EXERCISE. Reproduce exactly the lines below, from the first one through the line containing "4.10, 3.70, 3.40]", and omit any pictures.

───

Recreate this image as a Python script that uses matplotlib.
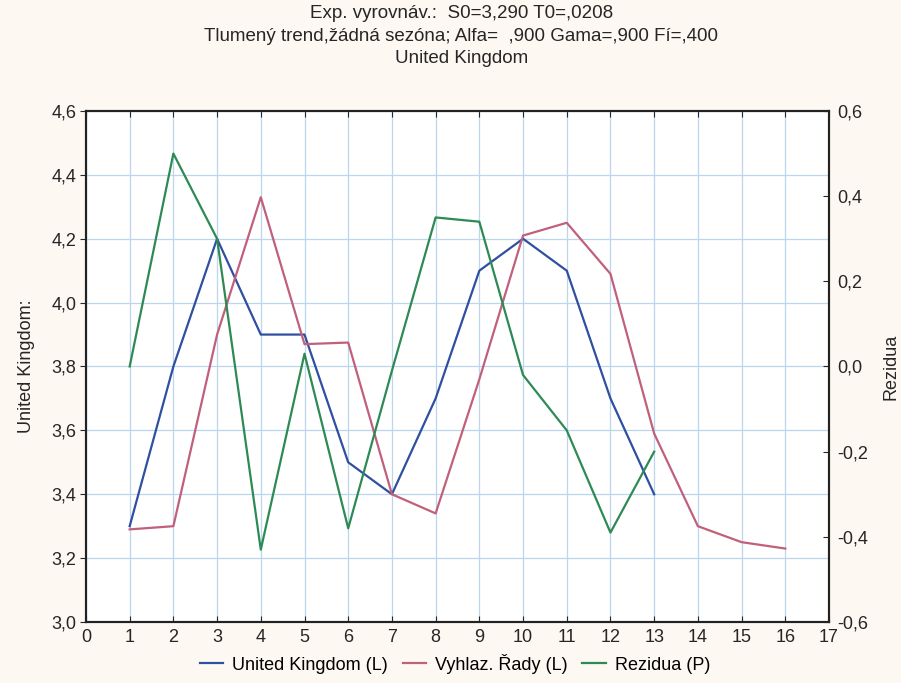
import matplotlib
matplotlib.use("Agg")
import matplotlib.pyplot as plt
from matplotlib.ticker import FuncFormatter, MultipleLocator

plt.rcParams['font.family'] = ['Liberation Sans', 'DejaVu Sans']

x_uk = list(range(1, 14))
uk = [3.30, 3.80, 4.20, 3.90, 3.90, 3.50, 3.40, 3.70, 4.10, 4.20, 4.10, 3.70, 3.40]

x_sm = list(range(1, 17))
smoothed = [3.29, 3.30, 3.90, 4.33, 3.87, 3.875, 3.40, 3.34, 3.76, 4.21, 4.25, 4.09, 3.59, 3.30, 3.25, 3.23]

x_res = list(range(1, 14))
resid = [0.00, 0.50, 0.30, -0.43, 0.03, -0.38, -0.01, 0.35, 0.34, -0.02, -0.15, -0.39, -0.20]

title = "Exp. vyrovnáv.:  S0=3,290 T0=,0208\nTlumený trend,žádná sezóna; Alfa=  ,900 Gama=,900 Fí=,400\nUnited Kingdom"

c_uk = '#2f4fa0'
c_sm = '#c0607a'
c_res = '#2e8a55'
bg = '#fdf8f1'
tc = '#262626'

fig = plt.figure(figsize=(9.01, 6.83), dpi=100, facecolor=bg)
ax = fig.add_axes([0.0954, 0.0893, 0.8247, 0.7482])
ax.set_facecolor('white')
ax2 = ax.twinx()

l1, = ax.plot(x_uk, uk, color=c_uk, lw=1.6, label='United Kingdom (L)')
l2, = ax.plot(x_sm, smoothed, color=c_sm, lw=1.6, label='Vyhlaz. Řady (L)')
l3, = ax2.plot(x_res, resid, color=c_res, lw=1.6, label='Rezidua (P)')

ax.set_xlim(0, 17)
ax.set_ylim(3.0, 4.6)
ax2.set_ylim(-0.6, 0.6)
ax.xaxis.set_major_locator(MultipleLocator(1))
ax.yaxis.set_major_locator(MultipleLocator(0.2))
ax2.yaxis.set_major_locator(MultipleLocator(0.2))

fmt = FuncFormatter(lambda v, p: ("%.1f" % v).replace('.', ',').replace('-0,0', '0,0'))
ax.yaxis.set_major_formatter(fmt)
ax2.yaxis.set_major_formatter(fmt)

ax.grid(True, color='#bcd6ee', lw=0.9)
ax.set_axisbelow(True)
for a in (ax, ax2):
    for s in a.spines.values():
        s.set_color('#222222')
        s.set_linewidth(1.5)
ax.tick_params(axis='both', labelsize=13, colors=tc, length=4, width=0.8)
ax.tick_params(axis='x', direction='in', top=True, pad=5)
ax.tick_params(axis='y', pad=3)
ax2.tick_params(axis='y', labelsize=13, colors=tc, direction='in', length=4, width=0.8, pad=6)

ax.set_ylabel('United Kingdom:', fontsize=13, color=tc, labelpad=12)
ax2.set_ylabel('Rezidua', fontsize=13, color=tc, labelpad=10)

fig.text(0.512, 0.992, title, ha='center', va='top', fontsize=13.5, color=tc, linespacing=1.4)

fig.legend(handles=[l1, l2, l3], loc='lower center', bbox_to_anchor=(0.505, -0.01), ncol=3,
           frameon=False, fontsize=13, handlelength=1.3, handletextpad=0.5, columnspacing=0.8)

fig.savefig('out.png', dpi=100, facecolor=bg)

───

RESULT OF THE TASK.
Recreate this image as a Python script that uses matplotlib.
import matplotlib
matplotlib.use("Agg")
import matplotlib.pyplot as plt
from matplotlib.ticker import FuncFormatter, MultipleLocator

plt.rcParams['font.family'] = ['Liberation Sans', 'DejaVu Sans']

x_uk = list(range(1, 14))
uk = [3.30, 3.80, 4.20, 3.90, 3.90, 3.50, 3.40, 3.70, 4.10, 4.20, 4.10, 3.70, 3.40]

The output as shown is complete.